La veille de ce reportage, selon les chiffres de ce service social, aucune solution n’avait pu être trouvée pour les appelants : c’est-à-dire pour 180 sans-abris isolés (dont 80 femmes) et plus de 600 personnes en famille (essentiellement des femmes seules avec enfant). Au total, cela faisait donc, cette nuit-là, 780 personnes qui avaient « dû être renvoyées à la rue », rien que pour Paris et non pour l’Île-de-France. Et encore ne s’agissait-il là que des sans-abris ayant fait appel au 115… Le responsable du Samu social de Paris estimait, qu’« il manque au moins 3 000 places sur la métropole pour faire face à la demande d’hébergement », malgré les efforts du gouvernement.
Mais à plonger dans ce sujet, ce sont deux choses qui frappent :
- (photo : Jean-Michel Dumay)
D’abord la cécité du ministre, un fruit de la méritocratie française, sorti de grande école pour frayer ensuite dans les cabinets ministériels.

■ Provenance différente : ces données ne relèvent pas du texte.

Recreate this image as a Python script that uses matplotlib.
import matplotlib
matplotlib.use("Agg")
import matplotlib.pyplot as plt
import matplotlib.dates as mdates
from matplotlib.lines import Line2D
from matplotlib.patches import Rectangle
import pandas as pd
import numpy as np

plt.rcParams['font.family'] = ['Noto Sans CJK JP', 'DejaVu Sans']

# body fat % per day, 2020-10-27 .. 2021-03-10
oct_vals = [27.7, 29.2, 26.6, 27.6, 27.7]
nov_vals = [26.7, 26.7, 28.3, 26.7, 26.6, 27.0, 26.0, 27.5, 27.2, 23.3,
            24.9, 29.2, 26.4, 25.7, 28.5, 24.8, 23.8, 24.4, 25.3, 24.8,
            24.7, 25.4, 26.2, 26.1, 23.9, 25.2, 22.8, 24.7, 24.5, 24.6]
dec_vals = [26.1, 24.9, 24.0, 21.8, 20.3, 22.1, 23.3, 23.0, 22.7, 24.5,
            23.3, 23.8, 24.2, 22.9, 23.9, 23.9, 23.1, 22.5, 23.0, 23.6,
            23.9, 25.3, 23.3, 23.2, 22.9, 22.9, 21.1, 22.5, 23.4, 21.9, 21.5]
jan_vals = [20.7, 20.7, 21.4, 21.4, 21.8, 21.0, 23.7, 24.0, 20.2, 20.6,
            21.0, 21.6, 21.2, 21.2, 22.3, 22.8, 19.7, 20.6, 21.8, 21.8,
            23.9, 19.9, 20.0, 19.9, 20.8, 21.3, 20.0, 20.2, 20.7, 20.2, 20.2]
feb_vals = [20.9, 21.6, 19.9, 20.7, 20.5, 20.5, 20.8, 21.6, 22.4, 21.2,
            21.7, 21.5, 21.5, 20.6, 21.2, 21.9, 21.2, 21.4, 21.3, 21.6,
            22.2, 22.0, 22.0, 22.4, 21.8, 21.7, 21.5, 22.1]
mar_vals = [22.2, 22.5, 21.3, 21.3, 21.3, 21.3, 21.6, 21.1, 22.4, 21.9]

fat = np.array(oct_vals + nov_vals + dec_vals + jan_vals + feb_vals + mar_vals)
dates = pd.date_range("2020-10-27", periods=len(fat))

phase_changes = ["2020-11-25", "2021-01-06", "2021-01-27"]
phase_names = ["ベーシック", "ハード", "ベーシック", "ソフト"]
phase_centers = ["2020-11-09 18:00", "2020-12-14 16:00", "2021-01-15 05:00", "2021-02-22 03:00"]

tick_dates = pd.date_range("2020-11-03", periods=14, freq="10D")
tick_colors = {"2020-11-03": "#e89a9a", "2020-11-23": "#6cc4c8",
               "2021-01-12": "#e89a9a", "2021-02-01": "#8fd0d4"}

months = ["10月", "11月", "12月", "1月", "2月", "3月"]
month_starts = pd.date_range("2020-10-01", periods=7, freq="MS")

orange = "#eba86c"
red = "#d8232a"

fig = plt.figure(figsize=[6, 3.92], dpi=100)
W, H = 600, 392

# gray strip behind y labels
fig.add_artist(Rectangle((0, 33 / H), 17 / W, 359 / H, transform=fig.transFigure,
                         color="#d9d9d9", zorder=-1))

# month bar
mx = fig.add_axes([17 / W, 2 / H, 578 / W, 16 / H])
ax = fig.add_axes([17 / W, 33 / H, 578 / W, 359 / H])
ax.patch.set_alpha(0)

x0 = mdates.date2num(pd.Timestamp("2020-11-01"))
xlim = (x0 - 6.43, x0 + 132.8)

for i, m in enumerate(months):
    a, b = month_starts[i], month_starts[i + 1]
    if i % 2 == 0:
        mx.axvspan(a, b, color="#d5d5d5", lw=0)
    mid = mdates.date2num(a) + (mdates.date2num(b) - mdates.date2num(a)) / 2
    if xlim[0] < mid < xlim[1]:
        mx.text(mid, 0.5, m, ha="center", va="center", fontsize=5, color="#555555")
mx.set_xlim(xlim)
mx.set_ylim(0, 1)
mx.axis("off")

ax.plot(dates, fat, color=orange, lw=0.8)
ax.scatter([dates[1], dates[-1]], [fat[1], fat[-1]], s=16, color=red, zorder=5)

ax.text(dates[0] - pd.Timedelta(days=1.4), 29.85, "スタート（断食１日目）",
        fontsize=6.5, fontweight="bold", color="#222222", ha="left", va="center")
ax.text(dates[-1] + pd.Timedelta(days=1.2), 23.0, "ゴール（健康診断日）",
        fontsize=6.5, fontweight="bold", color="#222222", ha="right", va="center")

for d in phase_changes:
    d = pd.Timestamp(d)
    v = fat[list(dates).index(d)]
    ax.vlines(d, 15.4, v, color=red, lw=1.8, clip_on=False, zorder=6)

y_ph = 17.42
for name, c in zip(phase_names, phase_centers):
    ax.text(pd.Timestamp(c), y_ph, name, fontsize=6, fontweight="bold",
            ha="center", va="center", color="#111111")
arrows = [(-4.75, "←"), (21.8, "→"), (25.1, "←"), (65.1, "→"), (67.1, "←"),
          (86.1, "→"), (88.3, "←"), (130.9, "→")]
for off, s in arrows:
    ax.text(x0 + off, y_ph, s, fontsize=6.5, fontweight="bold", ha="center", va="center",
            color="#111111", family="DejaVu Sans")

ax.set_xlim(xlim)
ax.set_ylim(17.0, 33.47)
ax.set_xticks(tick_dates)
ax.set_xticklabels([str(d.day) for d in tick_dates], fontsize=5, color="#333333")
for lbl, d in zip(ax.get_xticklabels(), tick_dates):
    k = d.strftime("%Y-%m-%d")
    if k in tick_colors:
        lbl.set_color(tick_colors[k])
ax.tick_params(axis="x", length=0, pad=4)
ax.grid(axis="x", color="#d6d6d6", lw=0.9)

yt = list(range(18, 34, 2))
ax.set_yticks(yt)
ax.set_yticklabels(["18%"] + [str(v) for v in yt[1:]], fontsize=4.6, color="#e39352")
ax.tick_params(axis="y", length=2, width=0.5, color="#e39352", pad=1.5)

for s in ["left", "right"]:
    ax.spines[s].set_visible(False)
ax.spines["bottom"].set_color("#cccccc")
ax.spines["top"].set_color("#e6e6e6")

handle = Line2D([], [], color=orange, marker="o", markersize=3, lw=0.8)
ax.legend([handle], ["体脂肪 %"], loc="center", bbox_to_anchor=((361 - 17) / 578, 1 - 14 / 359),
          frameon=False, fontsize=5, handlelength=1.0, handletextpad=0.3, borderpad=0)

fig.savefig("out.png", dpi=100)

Comment peut-on à ce point se couper de la réalité qu’on prétend combattre ?
Pour approcher celle-ci, il suffisait par exemple de descendre dans la rue, en plein Paris, jeudi dernier, pour compter à 1 heure du matin, rue Lafayette, entre les grands magasins et la gare du Nord, soit au cours d’une marche d’une vingtaine de minutes à peine, sept personnes sans-abri sur le trottoir à même le sol. Il faisait 3°C. Et puis, arrivé à Stalingrad, on pouvait tomber sur… une soixantaine de tentes abritant plusieurs dizaines de migrants sur les berges du canal Saint-Martin. Car on les oublie, les migrants. Et là, à eux seuls, sur ce petit périmètre, autour de braseros de fortune, ils étaient quelques dizaines, proche du chiffre donné par le ministre pour l’Île-de-France.

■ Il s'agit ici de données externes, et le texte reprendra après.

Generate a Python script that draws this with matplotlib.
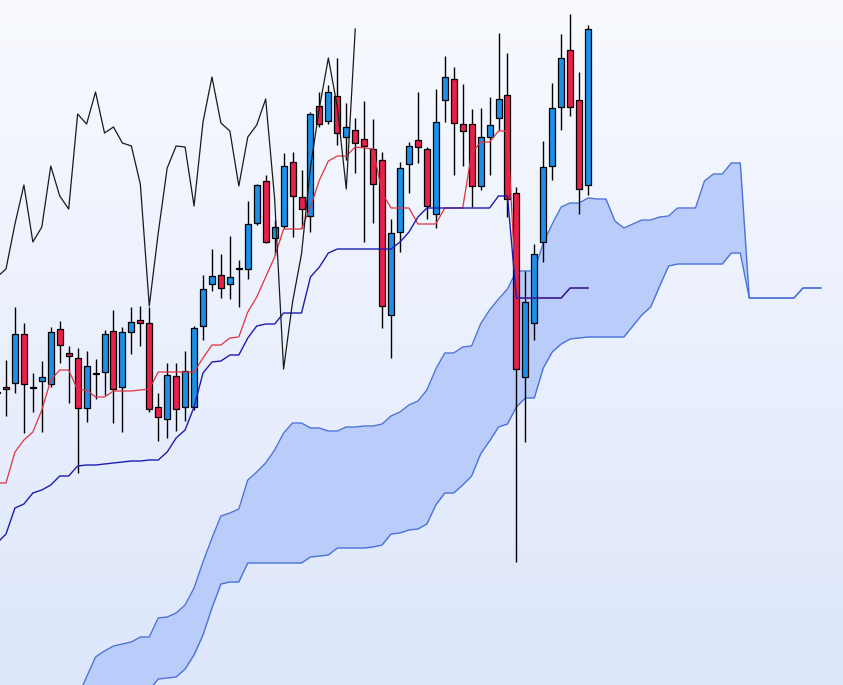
import numpy as np
import matplotlib
matplotlib.use("Agg")
import matplotlib.pyplot as plt

# ---------------- data (candles index -1 .. 65) ----------------
first_index = -1
opens = [129.2, 129.8, 130.2, 135.1, 129.7, 130.4, 130.1, 135.6, 133.2, 132.7,
         127.7, 131.1, 131.3, 135.4, 129.8, 135.3, 136.5, 136.2, 127.8, 126.6,
         130.9, 127.8, 127.8, 135.9, 140.1, 141.0, 140.1, 141.6, 141.6, 146.2,
         150.4, 144.7, 145.9, 152.3, 148.8, 146.9, 157.9, 156.4, 158.9, 154.8,
         155.5, 154.6, 153.6, 152.5, 137.0, 145.3, 152.1, 154.5, 153.6, 147.1,
         158.5, 160.6, 156.1, 156.1, 149.9, 154.8, 156.7, 159.0, 149.2, 130.8,
         136.2, 144.3, 151.9, 157.8, 163.5, 158.5, 150.0]
highs = [130.0, 132.5, 137.8, 136.2, 131.2, 132.4, 135.8, 136.4, 133.9, 133.7,
         133.4, 132.6, 135.5, 137.5, 135.8, 137.8, 137.9, 137.8, 129.2, 132.2,
         132.2, 133.4, 135.9, 141.0, 143.6, 143.1, 144.9, 142.5, 148.4, 150.1,
         151.0, 146.5, 153.2, 153.3, 151.5, 157.3, 159.3, 160.0, 162.7, 158.2,
         156.7, 158.4, 156.6, 153.3, 146.6, 152.3, 154.3, 159.3, 153.8, 159.6,
         162.9, 161.8, 160.1, 157.6, 157.7, 158.8, 165.2, 163.2, 149.8, 141.4,
         144.1, 154.4, 160.2, 165.1, 167.1, 161.3, 166.0]
lows = [128.5, 126.9, 129.2, 125.2, 127.3, 125.3, 129.8, 132.2, 128.2, 121.2,
        126.3, 128.6, 129.0, 126.2, 125.3, 133.1, 133.9, 127.3, 124.4, 124.7,
        125.4, 126.4, 127.5, 134.5, 139.4, 138.7, 138.6, 137.8, 140.6, 146.0,
        144.2, 143.0, 145.7, 144.8, 145.7, 145.3, 155.8, 156.1, 154.0, 152.5,
        151.2, 144.3, 146.2, 135.7, 132.7, 143.3, 149.2, 152.2, 146.6, 145.7,
        156.3, 151.0, 151.9, 147.8, 149.5, 151.0, 155.5, 146.8, 112.3, 124.3,
        134.5, 142.3, 150.5, 155.5, 156.9, 147.1, 149.0]
closes = [129.2, 129.6, 135.1, 130.1, 129.7, 130.8, 135.3, 134.0, 132.9, 127.7,
          131.9, 131.1, 135.1, 129.6, 135.3, 136.3, 136.2, 127.6, 126.8, 131.0,
          127.6, 131.4, 135.7, 139.6, 140.9, 139.7, 140.8, 141.6, 146.1, 150.0,
          144.3, 145.8, 151.9, 148.9, 147.6, 157.1, 156.1, 159.3, 155.2, 155.8,
          154.2, 153.9, 150.1, 137.9, 145.2, 151.7, 153.9, 153.8, 147.9, 156.3,
          160.8, 156.2, 155.4, 149.9, 154.8, 156.0, 158.6, 148.6, 131.6, 138.3,
          143.1, 151.8, 157.7, 162.7, 157.8, 149.6, 165.6]

tenkan = ([120.2, 120.2, 123.3, 124.5, 125.3, 127.5, 130.5, 131.5, 131.5, 129.5,
           129.5, 128.8, 128.8, 129.4, 129.4, 129.4, 129.5, 129.6]
          + [131.3] * 5
          + [132.7, 134.0, 134.0, 134.7, 134.8, 137.3, 138.8, 140.8, 142.8]
          + [145.6] * 3
          + [147.8, 150.5, 152.4, 152.9, 152.9, 153.8, 153.7, 153.6, 149.2]
          + [147.7] * 3 + [146.1] * 3 + [147.7] * 3
          + [153.2, 154.3, 154.3, 155.4, 155.4]
          + [138.7] * 6 + [139.7] * 3)

kijun = ([114.2, 115.1, 117.7, 118.1, 119.2, 119.5, 120.0, 120.9, 120.9, 121.9,
          122.0, 122.0, 122.1, 122.2, 122.3, 122.4, 122.4, 122.5, 122.5, 123.3,
          124.7, 125.5, 127.8, 131.2, 132.3, 132.4, 133.0, 133.0, 134.7, 135.9,
          136.1, 136.1]
         + [137.2] * 3
         + [140.8, 141.8, 143.2]
         + [143.6] * 7
         + [144.3, 145.3, 146.8, 147.7]
         + [147.7] * 7
         + [148.9, 148.9]
         + [138.7] * 6 + [139.7] * 3)

# cloud (index 8 .. 91)
cloud_first = 8
span_a = ([98.8, 100.8, 102.8, 103.4, 103.9, 104.1, 104.3, 104.8, 104.8, 106.7,
           106.8, 107.2, 108.0, 109.7, 112.3, 114.7, 116.9, 117.2, 117.6, 120.5,
           121.3, 122.2, 123.5, 125.2, 126.2, 126.2, 125.7, 125.7, 125.4, 125.4,
           125.8, 125.8, 125.9, 125.9, 126.1, 126.9, 127.3, 128.0, 128.4, 129.5,
           131.6, 133.2, 133.2, 133.8, 133.9, 136.1, 137.5, 138.6, 139.6,
           141.4, 141.4, 141.4, 144.2, 146.1, 147.8, 148.2, 148.2, 148.7, 148.6,
           148.6, 146.4, 145.7, 146.1, 146.5, 146.5, 146.8, 146.9,
           147.7, 147.7, 147.7, 150.4, 151.1, 151.1, 152.2, 152.2]
          + [138.7] * 6 + [139.7] * 3)
span_b = ([92.5, 93.3, 94.0, 95.0, 96.0, 97.0, 98.0, 98.8, 99.5, 100.6,
           100.7, 100.8, 101.6, 103.0, 105.0, 107.7, 110.1, 110.3, 110.3]
          + [112.2] * 7
          + [112.8, 112.9, 113.0]
          + [113.7] * 4
          + [113.8, 114.0, 115.1, 115.2, 115.5, 115.6, 116.1, 118.0, 119.2, 119.2,
             120.0, 120.9, 123.1, 124.4, 125.8, 126.1, 127.8, 128.7, 128.7, 131.7,
             133.3, 134.1, 134.6, 134.7]
          + [134.8] * 5
          + [135.9, 137.0, 137.8, 139.9, 141.9]
          + [142.1] * 6
          + [143.2, 143.2]
          + [138.7] * 6 + [139.7] * 3)

chikou_shift = 26

# ---------------- styles ----------------
UP = "#1E8FE6"
DOWN = "#E8204A"
TENKAN_C = "#E0333F"
KIJUN_C = "#1C1CB0"
CLOUD_FILL = "#B9CCFA"
CLOUD_EDGE = "#4C74D8"

fig = plt.figure(figsize=(8.43, 6.85), dpi=100)
ax = fig.add_axes([0, 0, 1, 1])
ax.axis("off")

XMIN, XMAX = -0.670, 93.47
YMIN, YMAX = 100.0, 168.5
ax.set_xlim(XMIN, XMAX)
ax.set_ylim(YMIN, YMAX)

# background gradient
top = np.array([248, 250, 255]) / 255
bot = np.array([221, 230, 251]) / 255
t = np.linspace(0, 1, 256)[:, None]
grad = (top * (1 - t) + bot * t)[:, None, :]
ax.imshow(grad, extent=[XMIN, XMAX, YMIN, YMAX], aspect="auto", zorder=0,
          interpolation="bilinear")

o = np.array(opens); h = np.array(highs); l = np.array(lows); c = np.array(closes)
x = np.arange(first_index, first_index + len(o))

# cloud
xc = np.arange(cloud_first, cloud_first + len(span_a))
sa = np.array(span_a); sb = np.array(span_b)
ax.fill_between(xc, sa, sb, color=CLOUD_FILL, linewidth=0, zorder=1)
ax.plot(xc, sa, color=CLOUD_EDGE, lw=1.0, zorder=1.5)
ax.plot(xc, sb, color=CLOUD_EDGE, lw=1.0, zorder=1.5)

# candles
ax.vlines(x, l, h, color="black", lw=1.0, zorder=2)
colors = [UP if cc > oo else DOWN for oo, cc in zip(o, c)]
body_h = np.maximum(np.abs(c - o), 0.12)
body_b = np.minimum(o, c)
ax.bar(x, body_h, bottom=body_b, width=0.67, color=colors, edgecolor="black",
       linewidth=0.9, zorder=3)

# tenkan / kijun
ax.plot(x, tenkan, color=TENKAN_C, lw=0.9, zorder=4)
ax.plot(x, kijun, color=KIJUN_C, lw=1.0, zorder=4.1)

# chikou: closes shifted back 26 periods
xk = x[:len(c) - chikou_shift] 
ax.plot(xk, c[chikou_shift:], color="#1a1a1a", lw=0.9, zorder=4.2)

fig.savefig("out.png", dpi=100)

La deuxième chose qui frappe, c’est que la dernière étude d’ampleur sur les sans domicile fixe, en France, remonte… à 2012, il y a six ans ! C’était une étude de l’Insee (l’Institut National de la Statistique et des Études Économiques) et de l’Ined (l’Institut National des Études Démographiques) [7]. Et on constatait déjà une montée abrupte du phénomène : + 50 % de SDF en France entre 2001 et 2012, un nombre estimé alors à plus de 140 000, dont un sur dix – 14 000 – était totalement à la rue. Un chiffre forcément en deçà de la réalité puisqu’il ne pouvait pas tenir compte des sans-papiers, étant donné les lieux qui avaient servi de base à l’étude.

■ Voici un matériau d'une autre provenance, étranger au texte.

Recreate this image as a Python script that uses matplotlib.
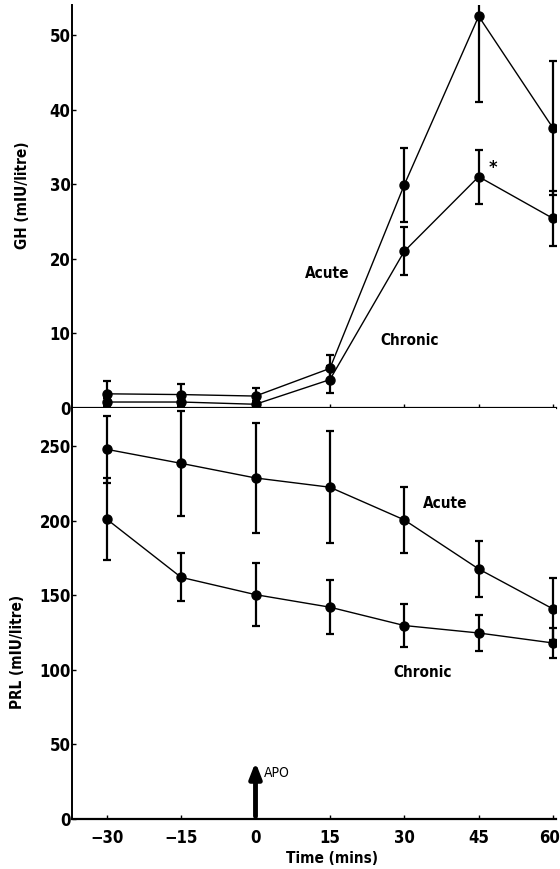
import matplotlib
matplotlib.use("Agg")
import matplotlib.pyplot as plt
from matplotlib.transforms import ScaledTranslation

# time points (mins), APO given at 0
times = [-30, -15, 0, 15, 30, 45, 60]

# growth hormone, mIU/litre
gh_acute = [1.9, 1.8, 1.6, 5.3, 29.9, 52.5, 37.5]
gh_acute_err = [1.7, 1.4, 1.1, 1.8, 5.0, 11.5, 9.0]
gh_chronic = [0.8, 0.8, 0.5, 3.8, 21.0, 31.0, 25.4]
gh_chronic_err = [0.5, 0.5, 0.4, 1.8, 3.2, 3.6, 3.7]

# prolactin, mIU/litre
prl_acute = [247.8, 238.4, 228.6, 222.4, 200.5, 167.6, 140.8]
prl_acute_err = [22.5, 35.0, 37.0, 37.5, 22.0, 19.0, 21.0]
prl_chronic = [201.0, 162.0, 150.4, 142.0, 129.7, 124.7, 118.0]
prl_chronic_err = [27.5, 16.0, 21.0, 18.0, 14.3, 12.0, 10.0]

time_labels = ["\u221230", "\u221215", "0", "15", "30", "45", "60"]

plt.rcParams["font.family"] = ["DejaVu Sans"]
plt.rcParams["font.stretch"] = "condensed"
plt.rcParams["font.weight"] = "bold"

fig = plt.figure(figsize=(5.6, 8.69), dpi=100)
ax1 = fig.add_axes([0.1286, 0.5305, 0.8643, 0.4637])
ax2 = fig.add_axes([0.1286, 0.0575, 0.8643, 0.473])

style = dict(color="black", marker="o", markersize=6.5, lw=1.0,
             elinewidth=1.6, capsize=3, capthick=1.6)

ax1.errorbar(times, gh_acute, yerr=gh_acute_err, **style)
ax1.errorbar(times, gh_chronic, yerr=gh_chronic_err, **style)
ax2.errorbar(times, prl_acute, yerr=prl_acute_err, **style)
ax2.errorbar(times, prl_chronic, yerr=prl_chronic_err, **style)

for ax in (ax1, ax2):
    ax.set_xlim(-37, 60.6)
    ax.spines["top"].set_visible(False)
    ax.spines["right"].set_visible(False)
    ax.spines["left"].set_linewidth(1.4)
    ax.spines["bottom"].set_linewidth(1.6)
    ax.tick_params(direction="in", length=3, width=1, labelsize=12)

ax1.set_ylim(0, 54)
ax1.set_yticks([0, 10, 20, 30, 40, 50])
ax1.set_xticks(times)
ax1.tick_params(axis="x", labelbottom=False)
ax1.tick_params(axis="y", pad=1)

ax2.set_ylim(0, 275.5)
ax2.set_yticks([0, 50, 100, 150, 200, 250])
ax2.set_xticks(times)
ax2.set_xticklabels(time_labels)
ax2.tick_params(axis="x", pad=7)
ax2.tick_params(axis="y", pad=1)
# last label sits right at the edge, nudge it in a little
last = ax2.get_xticklabels()[-1]
last.set_transform(last.get_transform() + ScaledTranslation(-3 / 100, 0, fig.dpi_scale_trans))

ax1.text(14.4, 18.0, "Acute", fontsize=11, ha="center", va="center")
ax1.text(31.1, 9.0, "Chronic", fontsize=11, ha="center", va="center")
ax1.text(47.9, 32.2, "*", fontsize=13, ha="center", va="center")

ax2.text(38.2, 211.8, "Acute", fontsize=11, ha="center", va="center")
ax2.text(33.8, 98.5, "Chronic", fontsize=11, ha="center", va="center")

ax2.annotate("", xy=(0, 40), xytext=(0, 0),
             arrowprops=dict(arrowstyle="-|>,head_width=0.35,head_length=0.9",
                             color="black", lw=3.5))
ax2.text(1.6, 31, "APO", fontsize=10, fontweight="normal", ha="left", va="center")

ax2.set_xlabel("Time (mins)", fontsize=11, fontweight="bold")
ax2.xaxis.set_label_coords(0.537, -0.078)

fig.text(0.04, 1 - 195 / 869, "GH (mIU/litre)", rotation=90, fontsize=11,
         fontweight="bold", ha="center", va="center")
fig.text(0.032, 1 - 652 / 869, "PRL (mIU/litre)", rotation=90, fontsize=11,
         fontweight="bold", ha="center", va="center")

fig.savefig("out.png", dpi=100)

En fait, c’est cela qui est troublant, au-delà de la bourde du ministre : pas d’étude spécifique sur les sans-abris pendant six ans ! Sur un phénomène social dont la Fondation Abbé Pierre, dans son 23ème rapport annuel sur l’état du mal-logement [8], édifiant, nous apprend, sur la base d’une enquête logement de l’Insee incidente de 2013, qu’il a touché, à un moment de leur vie, 340 000 personnes, qui se sont, un jour, retrouvées à la rue, dans un véhicule, un hall d’immeuble ou un abri de fortune. Un phénomène social qui, selon une extrapolation scientifique, aurait tué depuis 2012 près de 3 000 sans-abris chaque année [9]. Presque autant que d’automobilistes sur les routes.
Pour combler le manque à Paris, la Mairie a décidé de mobiliser, le 15 février, 1 000 bénévoles [10] pour compter les personnes qui dormiront dans la rue, ce soir-là, dans la capitale. Voilà un travail salutaire. Nul ne sait encore si Julien Denormandie, le secrétaire d’État, y sera présent.
Pas d’étude officielle depuis six ans : on ne voudrait pas voir le phénomène qu’on ne s’y prendrait pas autrement.